So I have a new Reason.com piece up about the pending California bill that would require colleges to use an “affirmative consent” standard in adjudicating sexual assault complaints and I have my critics on Twitter (see here and here).
One of the arguments is that “affirmative consent” would be a useful standard in cases where someone is coerced into unwanted sex and doesn’t say no because s/he is paralyzed by fear.
Here’s why I think “affirmative consent” is entirely useless in such cases.
(1) If a man has sex with a woman who is paralyzed by fear (I’ll just use the “conventional” male perpetrator/female victim scenario here, since this is what the laws are clearly targeting), he knows perfectly well that she’s not a consenting partner. He’s a sexual predator, not a clueless guy making an innocent mistake. If he’s brought up on charges of sexual assault, there is nothing whatsoever to stop him from lying and saying that she said yes. It’s going to be a completely unprovable he said/she said case.
(2) If a woman is too intimidated to say no to unwanted sex, she can also be easily intimidated into saying yes under “ask first” rules. Some years ago, I got a large stack of documents from a guy who wanted me to write about his case claiming to be a man wrongfully jailed for rape. One of the points he stressed in his letter was that he actually asked the woman if she wanted to have sex and she said yes. However, when I reviewed the documents, it became pretty clear that this verbal exchange took place in a situation where the woman had very good cause to feel threatened (I forget the details–this was some 15 years ago). So the emphasis on expressed consent can actually be bad for victims if takes the focus off questions of force and threat.
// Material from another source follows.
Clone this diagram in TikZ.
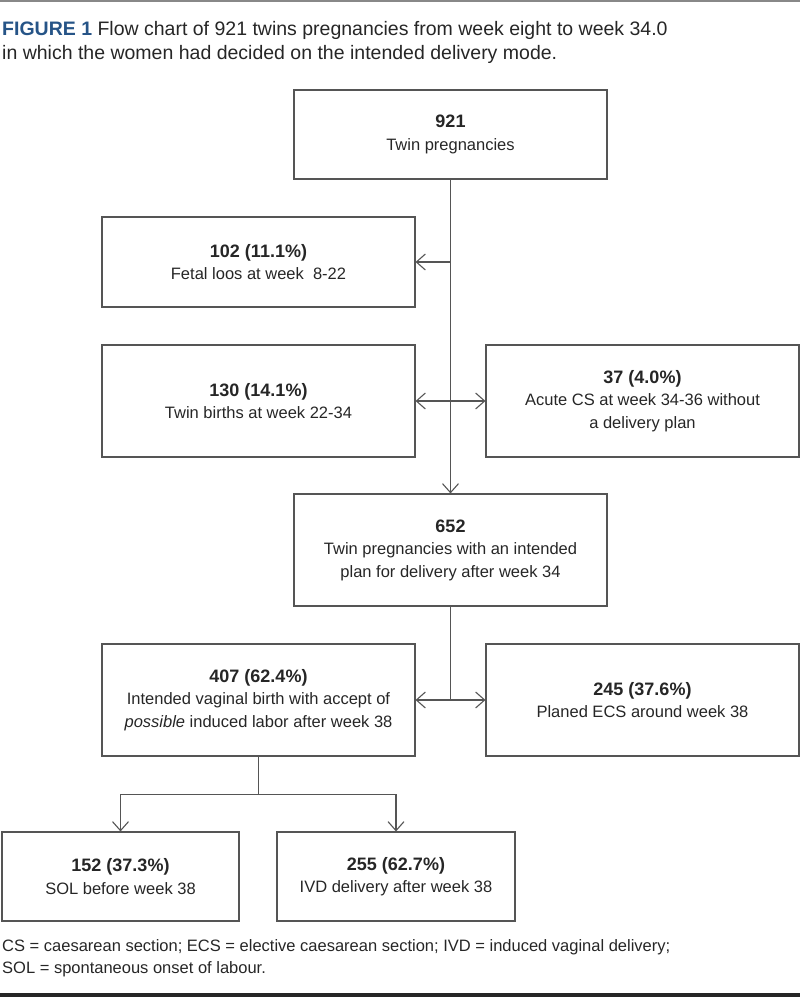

One of my Twitter critics says that affirmative consent laws won’t compel anyone to accuse anyone else of rape. No, they won’t. But they can coerce a lot of people into unwanted and awkward “communication” about sex. And yes, in some cases they can encourage a person who has had an unsatisfying or emotionally traumatic sexual experience (e.g. sex followed by rejection) to reframe it as sexual assault in their own mind afterward.
The bottom line? As long as there is no force, threat, or incapacitation, the government has no business dictating to adults how to have sex. Period.